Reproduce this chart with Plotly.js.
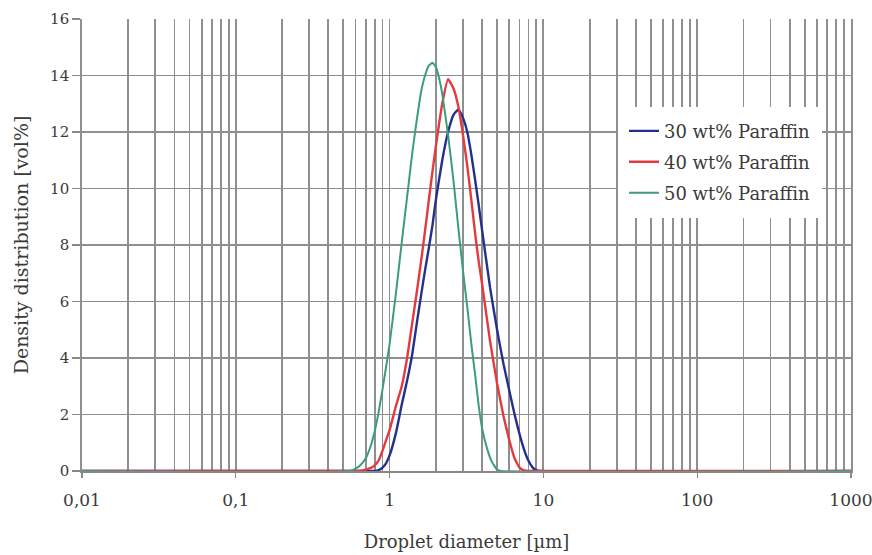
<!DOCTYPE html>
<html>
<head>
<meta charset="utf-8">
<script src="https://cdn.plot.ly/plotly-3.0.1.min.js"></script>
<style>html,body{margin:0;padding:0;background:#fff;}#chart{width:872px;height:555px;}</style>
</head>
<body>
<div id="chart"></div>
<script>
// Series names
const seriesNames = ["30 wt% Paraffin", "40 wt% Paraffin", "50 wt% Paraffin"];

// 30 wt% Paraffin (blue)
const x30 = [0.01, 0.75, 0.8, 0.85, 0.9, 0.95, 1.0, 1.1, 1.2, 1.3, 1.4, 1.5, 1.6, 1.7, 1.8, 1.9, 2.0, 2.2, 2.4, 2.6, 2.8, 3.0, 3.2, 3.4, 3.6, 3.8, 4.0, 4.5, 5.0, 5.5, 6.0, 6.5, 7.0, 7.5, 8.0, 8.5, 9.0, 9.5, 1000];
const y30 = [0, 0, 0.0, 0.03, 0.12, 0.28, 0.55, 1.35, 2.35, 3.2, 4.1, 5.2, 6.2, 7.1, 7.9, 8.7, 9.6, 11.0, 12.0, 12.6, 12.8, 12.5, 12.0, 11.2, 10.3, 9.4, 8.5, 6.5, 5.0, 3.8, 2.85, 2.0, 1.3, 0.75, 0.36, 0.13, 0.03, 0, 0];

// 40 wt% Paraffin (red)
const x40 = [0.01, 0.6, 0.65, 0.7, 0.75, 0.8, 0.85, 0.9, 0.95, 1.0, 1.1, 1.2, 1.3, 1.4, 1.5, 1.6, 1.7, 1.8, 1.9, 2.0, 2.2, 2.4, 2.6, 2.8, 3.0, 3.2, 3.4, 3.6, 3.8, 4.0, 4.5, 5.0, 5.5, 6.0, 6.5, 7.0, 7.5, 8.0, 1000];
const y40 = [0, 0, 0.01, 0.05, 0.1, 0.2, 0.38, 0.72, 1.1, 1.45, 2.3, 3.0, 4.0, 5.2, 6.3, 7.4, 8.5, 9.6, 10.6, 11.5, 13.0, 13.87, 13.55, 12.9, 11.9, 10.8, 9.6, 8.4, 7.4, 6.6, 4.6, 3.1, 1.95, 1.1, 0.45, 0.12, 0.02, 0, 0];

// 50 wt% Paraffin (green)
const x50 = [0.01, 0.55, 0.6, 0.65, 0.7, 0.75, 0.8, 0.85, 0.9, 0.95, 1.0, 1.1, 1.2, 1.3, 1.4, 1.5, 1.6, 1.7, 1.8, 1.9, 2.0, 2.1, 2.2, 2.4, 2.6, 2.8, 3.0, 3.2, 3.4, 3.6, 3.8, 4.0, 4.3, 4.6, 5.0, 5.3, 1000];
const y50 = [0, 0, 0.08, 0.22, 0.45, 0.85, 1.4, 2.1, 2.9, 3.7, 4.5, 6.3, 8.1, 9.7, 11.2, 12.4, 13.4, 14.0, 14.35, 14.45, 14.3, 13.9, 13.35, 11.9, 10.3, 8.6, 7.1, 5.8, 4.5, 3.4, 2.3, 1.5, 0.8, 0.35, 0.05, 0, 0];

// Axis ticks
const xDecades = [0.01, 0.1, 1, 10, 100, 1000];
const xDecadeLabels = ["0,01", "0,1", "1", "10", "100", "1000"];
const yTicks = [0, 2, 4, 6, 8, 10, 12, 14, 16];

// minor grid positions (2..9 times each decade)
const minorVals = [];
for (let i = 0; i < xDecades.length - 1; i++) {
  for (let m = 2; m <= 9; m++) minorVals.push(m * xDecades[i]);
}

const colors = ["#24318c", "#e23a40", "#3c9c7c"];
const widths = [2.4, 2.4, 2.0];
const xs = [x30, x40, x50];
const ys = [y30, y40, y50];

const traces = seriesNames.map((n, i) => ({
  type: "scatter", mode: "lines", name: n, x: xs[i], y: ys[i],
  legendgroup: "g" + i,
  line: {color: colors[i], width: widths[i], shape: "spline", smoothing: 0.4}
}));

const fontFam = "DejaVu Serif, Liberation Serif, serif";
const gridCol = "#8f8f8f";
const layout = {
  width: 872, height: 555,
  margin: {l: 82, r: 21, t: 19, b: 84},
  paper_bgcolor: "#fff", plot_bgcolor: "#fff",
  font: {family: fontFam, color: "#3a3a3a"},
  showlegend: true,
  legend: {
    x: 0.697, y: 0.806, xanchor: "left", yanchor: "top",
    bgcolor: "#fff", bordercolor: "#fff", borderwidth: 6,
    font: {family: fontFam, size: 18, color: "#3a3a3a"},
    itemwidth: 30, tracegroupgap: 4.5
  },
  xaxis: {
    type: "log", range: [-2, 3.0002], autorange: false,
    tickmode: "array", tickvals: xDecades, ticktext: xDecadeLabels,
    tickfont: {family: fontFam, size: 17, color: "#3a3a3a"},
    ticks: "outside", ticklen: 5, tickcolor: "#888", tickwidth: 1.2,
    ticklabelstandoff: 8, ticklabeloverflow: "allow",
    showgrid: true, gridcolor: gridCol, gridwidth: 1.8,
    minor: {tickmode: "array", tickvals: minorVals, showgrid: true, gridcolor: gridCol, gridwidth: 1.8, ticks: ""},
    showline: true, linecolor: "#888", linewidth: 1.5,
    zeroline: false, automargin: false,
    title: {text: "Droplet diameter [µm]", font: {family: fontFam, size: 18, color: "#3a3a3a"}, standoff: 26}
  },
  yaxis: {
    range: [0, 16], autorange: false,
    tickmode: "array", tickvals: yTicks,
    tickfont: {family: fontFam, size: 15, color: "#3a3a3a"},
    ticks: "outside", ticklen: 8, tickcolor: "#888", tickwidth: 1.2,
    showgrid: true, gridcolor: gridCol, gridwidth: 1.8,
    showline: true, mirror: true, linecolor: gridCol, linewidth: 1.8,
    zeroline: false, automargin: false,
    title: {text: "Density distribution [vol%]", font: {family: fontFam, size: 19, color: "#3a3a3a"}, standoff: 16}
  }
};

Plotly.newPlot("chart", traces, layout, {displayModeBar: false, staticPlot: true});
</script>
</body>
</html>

Task details:
Set the lines above down again, word for word, from the first through the one containing "0.02, 0, 0];"; pictures excluded.

Answer to this exercise:
Reproduce this chart with Plotly.js.
<!DOCTYPE html>
<html>
<head>
<meta charset="utf-8">
<script src="https://cdn.plot.ly/plotly-3.0.1.min.js"></script>
<style>html,body{margin:0;padding:0;background:#fff;}#chart{width:872px;height:555px;}</style>
</head>
<body>
<div id="chart"></div>
<script>
// Series names
const seriesNames = ["30 wt% Paraffin", "40 wt% Paraffin", "50 wt% Paraffin"];

// 30 wt% Paraffin (blue)
const x30 = [0.01, 0.75, 0.8, 0.85, 0.9, 0.95, 1.0, 1.1, 1.2, 1.3, 1.4, 1.5, 1.6, 1.7, 1.8, 1.9, 2.0, 2.2, 2.4, 2.6, 2.8, 3.0, 3.2, 3.4, 3.6, 3.8, 4.0, 4.5, 5.0, 5.5, 6.0, 6.5, 7.0, 7.5, 8.0, 8.5, 9.0, 9.5, 1000];
const y30 = [0, 0, 0.0, 0.03, 0.12, 0.28, 0.55, 1.35, 2.35, 3.2, 4.1, 5.2, 6.2, 7.1, 7.9, 8.7, 9.6, 11.0, 12.0, 12.6, 12.8, 12.5, 12.0, 11.2, 10.3, 9.4, 8.5, 6.5, 5.0, 3.8, 2.85, 2.0, 1.3, 0.75, 0.36, 0.13, 0.03, 0, 0];

// 40 wt% Paraffin (red)
const x40 = [0.01, 0.6, 0.65, 0.7, 0.75, 0.8, 0.85, 0.9, 0.95, 1.0, 1.1, 1.2, 1.3, 1.4, 1.5, 1.6, 1.7, 1.8, 1.9, 2.0, 2.2, 2.4, 2.6, 2.8, 3.0, 3.2, 3.4, 3.6, 3.8, 4.0, 4.5, 5.0, 5.5, 6.0, 6.5, 7.0, 7.5, 8.0, 1000];
const y40 = [0, 0, 0.01, 0.05, 0.1, 0.2, 0.38, 0.72, 1.1, 1.45, 2.3, 3.0, 4.0, 5.2, 6.3, 7.4, 8.5, 9.6, 10.6, 11.5, 13.0, 13.87, 13.55, 12.9, 11.9, 10.8, 9.6, 8.4, 7.4, 6.6, 4.6, 3.1, 1.95, 1.1, 0.45, 0.12, 0.02, 0, 0];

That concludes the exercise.